Tim: I can pretty confidently say that the Kings will be very interested in Otto Porter if he is made available. I get the feeling that the Wizards aren’t quite ready to move on from their core yet, so Sacramento will have to wait until Washington continues to implode. Currently, they’re eight games under .500, but the weaker Eastern Conference also means they’re only three games out of the 8th seed. Until that gap widens, we may not see Ernie Grunfield (quite possibly the worst GM in the league) willing to move a significant part of his core, even though the Wizards are paying Porter $26 million to come off of the bench behind Trevor Ariza, who’s making $15 million of his own.

As far as Andrew Wiggins is concerned, I haven’t heard a peep about the Kings’ interest in acquiring him, nor the Timberwolves desire to trade the young forward. Minnesota is still well within the playoff race, and Jimmy Butler’s potential max deal coming off of the their books really alleviated some salary cap pressure for the near-future. I would not support a Wiggins acquisition (contrary to my beliefs over the summer) nor would I expect a trade to go down this year.

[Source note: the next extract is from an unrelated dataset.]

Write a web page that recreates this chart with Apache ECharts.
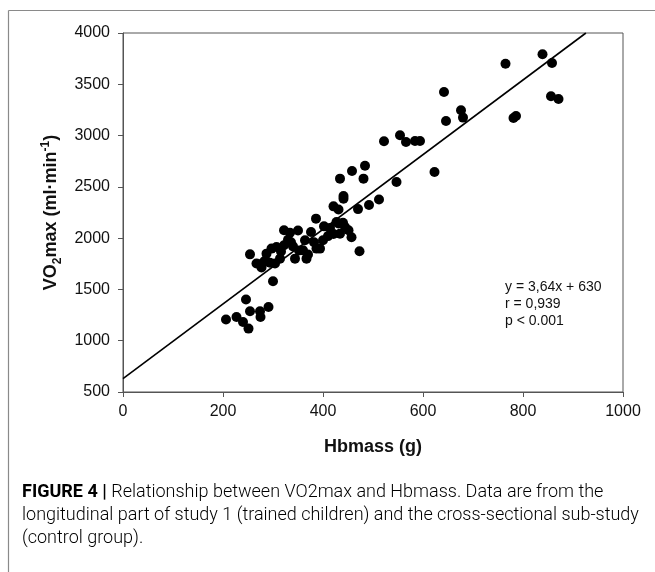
<!DOCTYPE html>
<html>
<head>
<meta charset="utf-8">
<script src="https://cdn.jsdelivr.net/npm/echarts@6/dist/echarts.min.js"></script>
<style>
html,body{margin:0;padding:0;background:#fff;}
#c{width:655px;height:572px;}
</style>
</head>
<body>
<div id="c"></div>
<script>
var hbmass = [206,227,240,251,246,254,275,274,291,300,254,267,277,284,287,297,294,304,307,314,322,322,330,334,336,344,350,352,360,364,367,370,376,382,386,387,394,400,402,410,421,427,431,444,451,457,473,421,431,441,441,434,458,481,484,470,492,512,547,522,554,566,584,594,623,642,646,676,680,765,781,786,839,858,856,871,434,414,280,316,340,440];
var vo2max = [1206,1231,1182,1118,1401,1287,1231,1287,1329,1580,1842,1752,1713,1780,1849,1898,1760,1752,1913,1800,1930,2077,1985,2053,1960,1800,2075,1880,1881,1979,1800,1840,2060,1960,2190,1898,1898,1979,2115,2020,2040,2157,2142,2109,2077,2008,1872,2310,2280,2410,2385,2580,2655,2580,2706,2283,2323,2376,2547,2944,3003,2937,2947,2947,2645,3425,3142,3246,3175,3701,3171,3191,3792,3708,3383,3357,2044,2100,1760,1870,1920,2150];
var slope = 3.64, intercept = 630;
var xTicks = [0,200,400,600,800,1000];
var yTicks = [500,1000,1500,2000,2500,3000,3500,4000];
var statsLines = ['y = 3,64x + 630', 'r = 0,939', 'p < 0.001'];
var captionLines = [
  ['FIGURE 4 | ', 'Relationship between VO2max and Hbmass. Data are from the'],
  ['', 'longitudinal part of study 1 (trained children) and the cross-sectional sub-study'],
  ['', '(control group).']
];

var points = hbmass.map(function(h,i){return [h, vo2max[i]];});
var xEnd = (4000 - intercept)/slope;
var fitLine = [[0, intercept],[xEnd, 4000]];
var AR = '"Liberation Sans", Arial, sans-serif';

var chart = echarts.init(document.getElementById('c'));
var graphics = [
  {type:'line', shape:{x1:8.5,y1:10.5,x2:655,y2:10.5}, style:{stroke:'#8a8a8a', lineWidth:1.2}, silent:true},
  {type:'line', shape:{x1:8.5,y1:10.5,x2:8.5,y2:572}, style:{stroke:'#8a8a8a', lineWidth:1.2}, silent:true}
];
statsLines.forEach(function(t,i){
  graphics.push({type:'text', left:505, top:280+i*17, style:{text:t, fill:'#111', font:'14px ' + AR}});
});
captionLines.forEach(function(l,i){
  graphics.push({type:'text', left:22, top:483+i*23, style:{
    text:(l[0]?'{b|'+l[0]+'}':'')+'{n|'+l[1]+'}',
    rich:{
      b:{fontFamily:'Roboto, sans-serif', fontWeight:'bold', fontSize:18, color:'#222'},
      n:{fontFamily:'Roboto, sans-serif', fontWeight:300, fontSize:18, color:'#333'}
    }
  }});
});

chart.setOption({
  animation:false,
  grid:{left:123, right:32, top:33, bottom:180, show:true, borderColor:'#555', borderWidth:1},
  xAxis:{
    type:'value', min:0, max:1000, interval:200,
    axisLine:{show:true, onZero:false, lineStyle:{color:'#555', width:1}},
    axisTick:{show:true, inside:false, length:5, lineStyle:{color:'#555'}},
    axisLabel:{color:'#111', fontSize:16, fontFamily:AR, margin:12, formatter:function(v){return String(v);}},
    splitLine:{show:false},
    name:'Hbmass (g)', nameLocation:'middle', nameGap:46,
    nameTextStyle:{color:'#111', fontSize:18, fontWeight:'bold', fontFamily:AR}
  },
  yAxis:{
    type:'value', min:500, max:4000, interval:500,
    axisLine:{show:true, onZero:false, lineStyle:{color:'#555', width:1}},
    axisTick:{show:true, inside:false, length:5, lineStyle:{color:'#555'}},
    axisLabel:{color:'#111', fontSize:16, fontFamily:AR, margin:13, formatter:function(v){return String(v);}},
    splitLine:{show:false},
    name:'{b|VO}{s|2}{b|max (ml·min}{p|-1}{b|)}', nameLocation:'middle', nameGap:52, nameRotate:90,
    nameTextStyle:{
      color:'#111', fontSize:18, fontWeight:'bold', fontFamily:AR,
      rich:{
        b:{fontSize:18, fontWeight:'bold', color:'#111', fontFamily:AR, lineHeight:24, verticalAlign:'middle'},
        s:{fontSize:12, fontWeight:'bold', color:'#111', fontFamily:AR, lineHeight:24, verticalAlign:'bottom'},
        p:{fontSize:12, fontWeight:'bold', color:'#111', fontFamily:AR, lineHeight:24, verticalAlign:'top'}
      }
    }
  },
  series:[
    {type:'line', data:fitLine, symbol:'none', lineStyle:{color:'#000', width:1.6}, silent:true, z:2},
    {type:'scatter', data:points, symbol:'circle', symbolSize:10, itemStyle:{color:'#000', opacity:1}, z:3}
  ],
  graphic:graphics
});
</script>
</body>
</html>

From DTG13 via the comments: What haul can we get for WCS?

Tim: On his own? Not much. Cauley-Stein is one of the most consistently inconsistent players in the league, desperately wants to get paid this summer (as do we all), and doesn’t really do anything well besides running the floor and offering a target in the pick-and-roll. I don’t believe any teams out there would surrender even a highly-protected first rounder for Trill.

The key to any Willie deal will be to combine him with other assets, likely the $11 million in cap space, expiring contracts, other non-core youth, and any of our nine second rounders in the next three years. That package begins to look quite a bit more attractive, especially when looking at some of the cap-strapped teams around the league. Centering a package around Cauley-Stein and expiring contracts for someone like Otto Porter make a whole lot of sense for both teams.